The quality of ICL steering depends on the quality of demonstrations, and may be limited for extremely difficult problems.
Only 1 off-policy trajectory per prompt is used (7+1 configuration); more flexible ratio strategies warrant exploration.
Future work could combine ICPO with other exploration-enhancement techniques, such as temperature scheduling and replay buffers.

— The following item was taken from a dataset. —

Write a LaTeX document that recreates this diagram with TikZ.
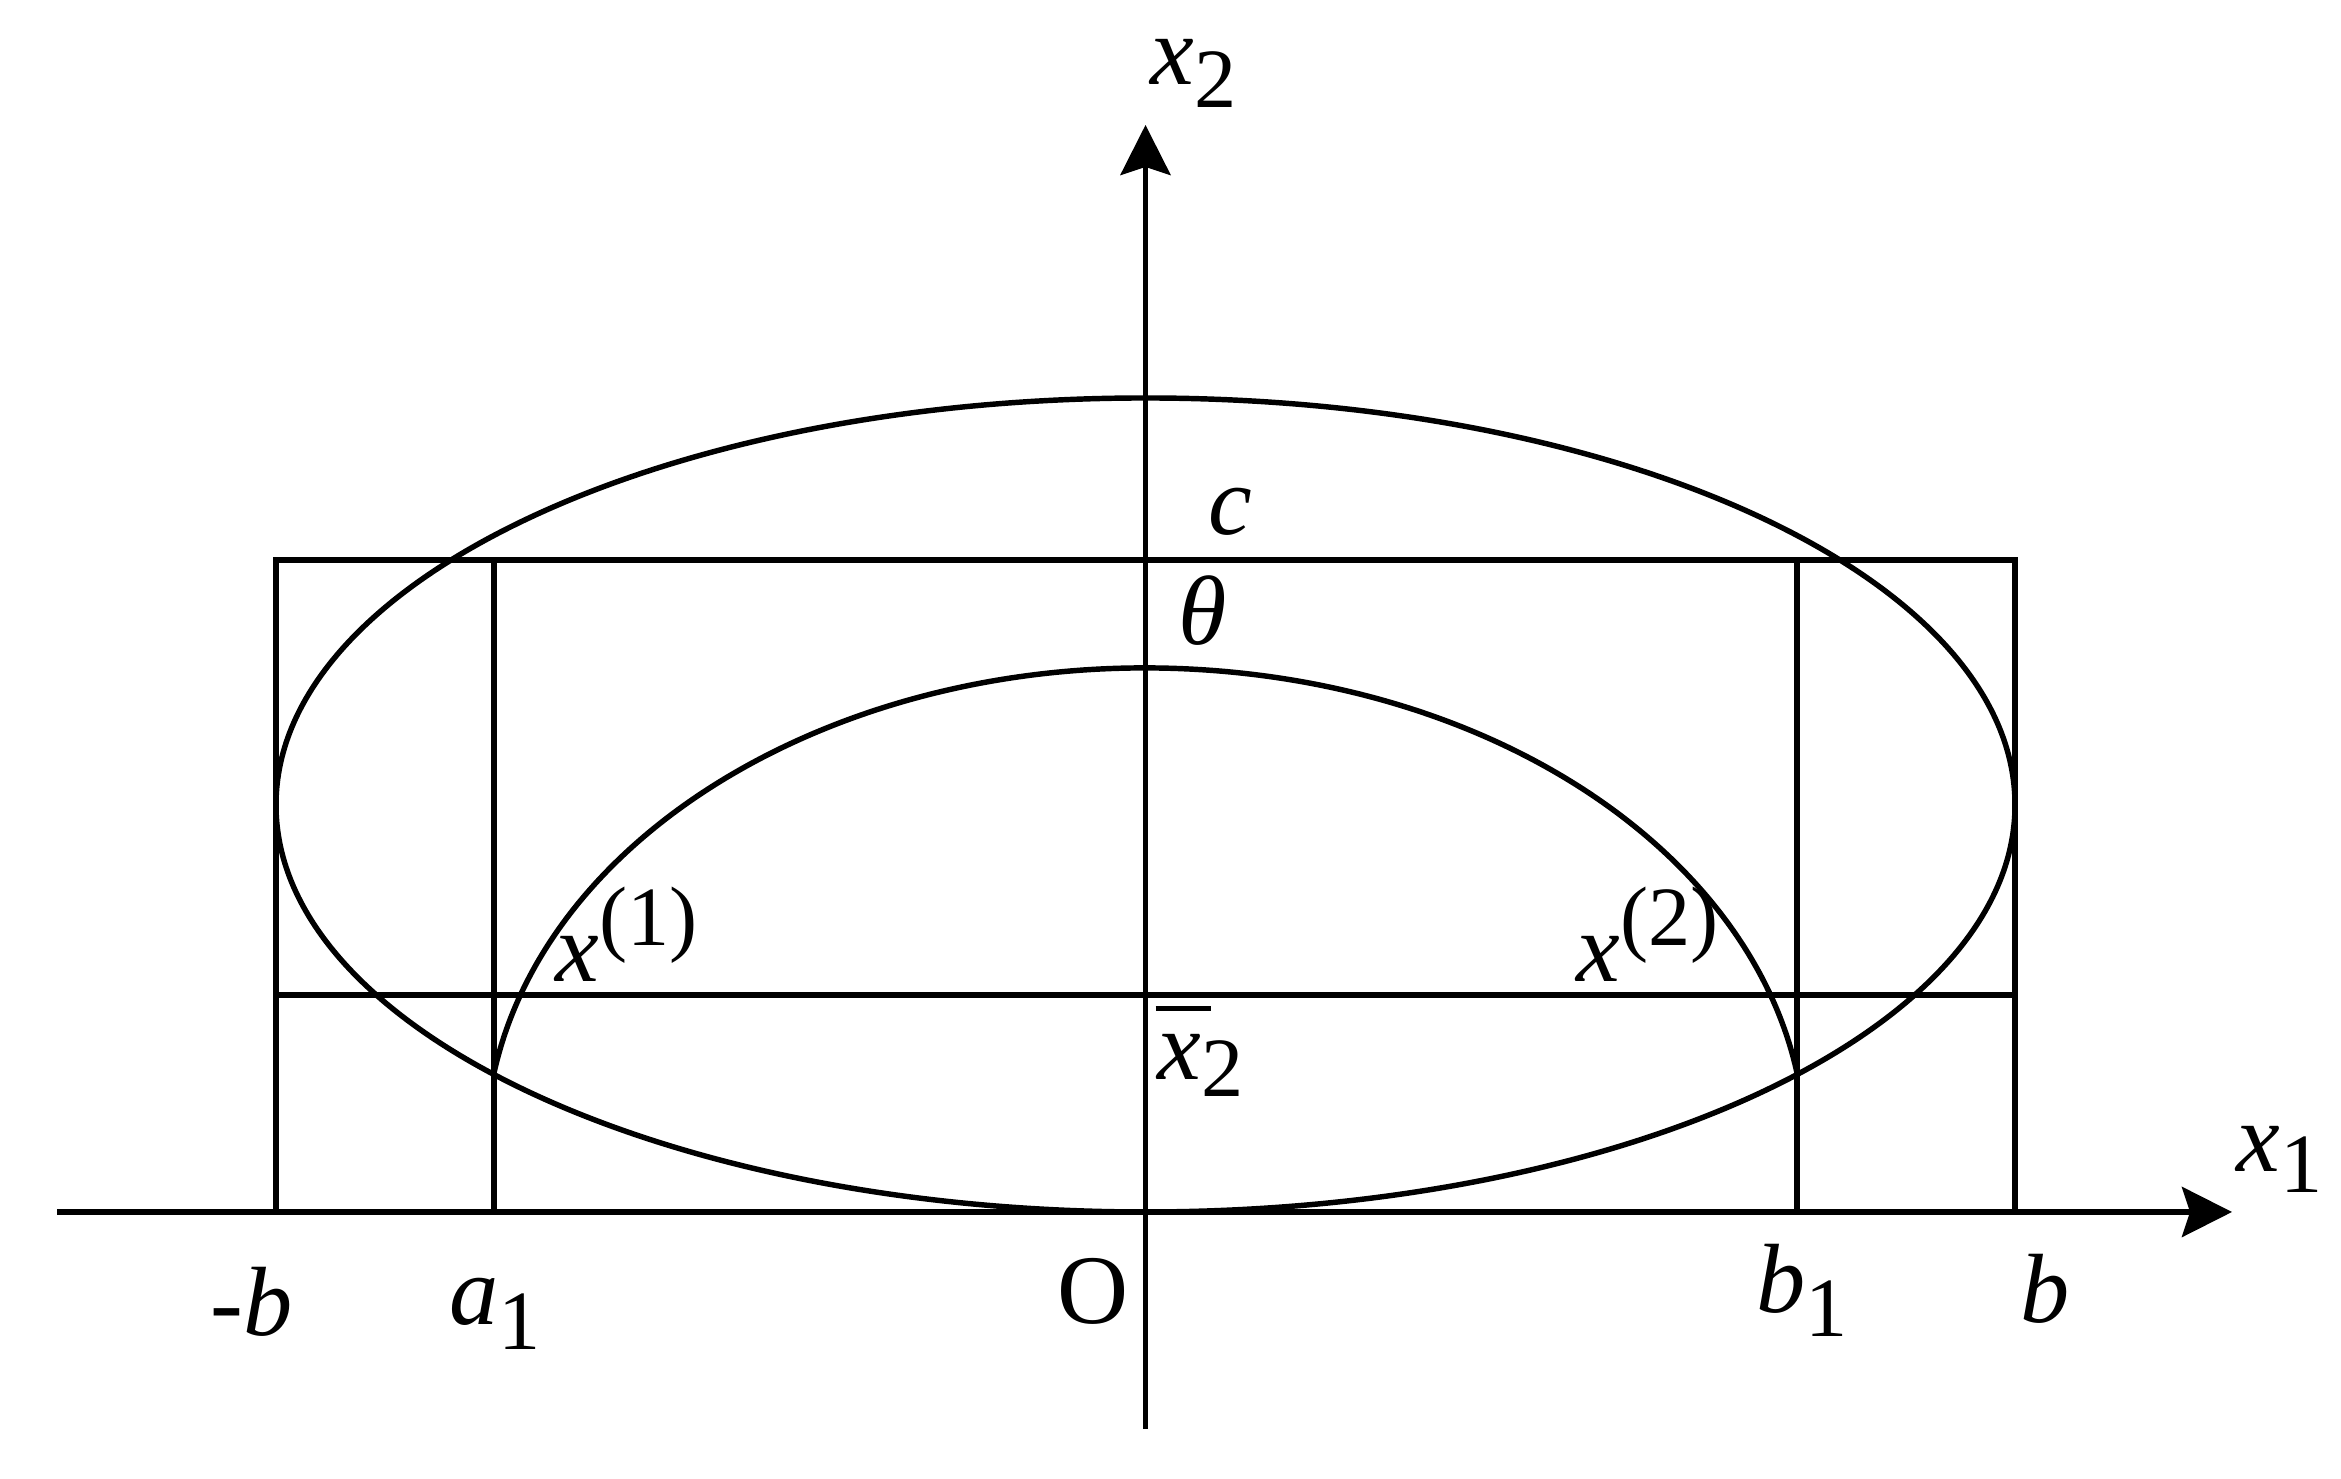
\documentclass[tikz,border=0pt]{standalone}
\usepackage{fontspec}
\setmainfont{Liberation Serif}[ItalicFont={Liberation Serif Italic},BoldFont={Liberation Serif Bold}]
\usetikzlibrary{arrows.meta}
\newcommand\lowsub[2]{\raisebox{#1}{\fontsize{24}{24}\selectfont #2}}
\begin{document}
\begin{tikzpicture}[
  ln/.style={line width=1.55pt},
  axisarrow/.style={ln,-{Stealth[length=0.5cm,width=0.5cm,inset=0.08cm]}},
  lbl/.style={inner sep=0pt,anchor=base west,font=\fontsize{28}{30}\selectfont}
]
\useasboundingbox (0,0) rectangle (23.41,14.79);
% key points
\coordinate (xl) at (0.57,2.67);
\coordinate (xr) at (22.32,2.67);
\coordinate (yb) at (11.455,0.50);
\coordinate (yt) at (11.455,13.54);
\coordinate (mbB) at (2.76,2.67);
\coordinate (mbT) at (2.76,9.19);
\coordinate (bB) at (20.15,2.67);
\coordinate (bT) at (20.15,9.19);
\coordinate (aB) at (4.94,2.67);
\coordinate (aT) at (4.94,9.19);
\coordinate (b1B) at (17.97,2.67);
\coordinate (b1T) at (17.97,9.19);
\coordinate (hL) at (2.76,4.84);
\coordinate (hR) at (20.15,4.84);
\coordinate (oc) at (11.455,6.74);
\coordinate (ic) at (11.455,3.29);
% axes
\draw[axisarrow] (xl) -- (xr);
\draw[axisarrow] (yb) -- (yt);
% rectangle and lines
\draw[ln] (mbB) -- (mbT) -- (bT) -- (bB);
\draw[ln] (aB) -- (aT);
\draw[ln] (b1B) -- (b1T);
\draw[ln] (hL) -- (hR);
% ellipses
\draw[ln] (oc) ellipse [x radius=8.695, y radius=4.07];
\draw[ln] ([shift={(171:6.6 and 4.82)}]ic) arc[start angle=171, end angle=9, x radius=6.6, y radius=4.82];
% labels
\node[lbl] (lx2) at (11.50,13.94) {\textit{x}\lowsub{-0.23cm}{2}};
\node[lbl] (lx1) at (22.36,3.07) {\textit{x}\lowsub{-0.21cm}{1}};
\node[lbl] (lc) at (12.08,9.44) {\textit{c}};
\node[lbl] (lth) at (11.78,8.34) {\textit{θ}};
\node[lbl] (lxb) at (11.57,3.99) {\makebox[0pt][l]{\hspace{-0.02cm}\raisebox{0.69cm}{\rule{0.55cm}{0.05cm}}}\textit{x}\lowsub{-0.17cm}{2}};
\node[lbl] (lx01) at (5.55,4.97) {\textit{x}\lowsub{0.36cm}{(1)}};
\node[lbl] (lx02) at (15.76,4.97) {\textit{x}\lowsub{0.36cm}{(2)}};
\node[lbl] (lmb) at (2.10,1.43) {-\textit{b}};
\node[lbl] (la1) at (4.49,1.54) {\textit{a}\lowsub{-0.25cm}{1}};
\node[lbl] (lO) at (10.57,1.55) {O};
\node[lbl] (lb1) at (17.56,1.66) {\textit{b}\lowsub{-0.24cm}{1}};
\node[lbl] (lb) at (20.20,1.56) {\textit{b}};
\end{tikzpicture}
\end{document}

vs. LUFFY: LUFFY requires reasoning trajectories from stronger LRMs as off-policy samples; ICPO replaces the external model with ICL, surpassing LUFFY by +3.3 on Qwen2.5-Math-7B.
vs. GRPO + Extra Rollouts: Simply increasing the number of rollouts yields limited gains; the ICL steering in ICPO provides a more effective exploration signal.
vs. ReLIFT: ReLIFT alternates between RL and SFT, introducing training instability; ICPO unifies SFT signals and RL optimization within a single framework.

Rating¶

Novelty: ⭐⭐⭐⭐ — Reinterpreting ICL as implicit expert forcing and integrating it into the RLVR framework is a genuinely novel idea.
Experimental Thoroughness: ⭐⭐⭐⭐ — Comprehensive evaluation across multiple models and benchmarks, including ablations, expert data type analysis, and training dynamics.
Writing Quality: ⭐⭐⭐⭐ — Clear framework presentation with complete derivations; theoretical motivation and empirical validation are well integrated.
Value: ⭐⭐⭐⭐ — Provides a low-cost paradigm for exploration enhancement in RLVR, with practical utility for LRM post-training.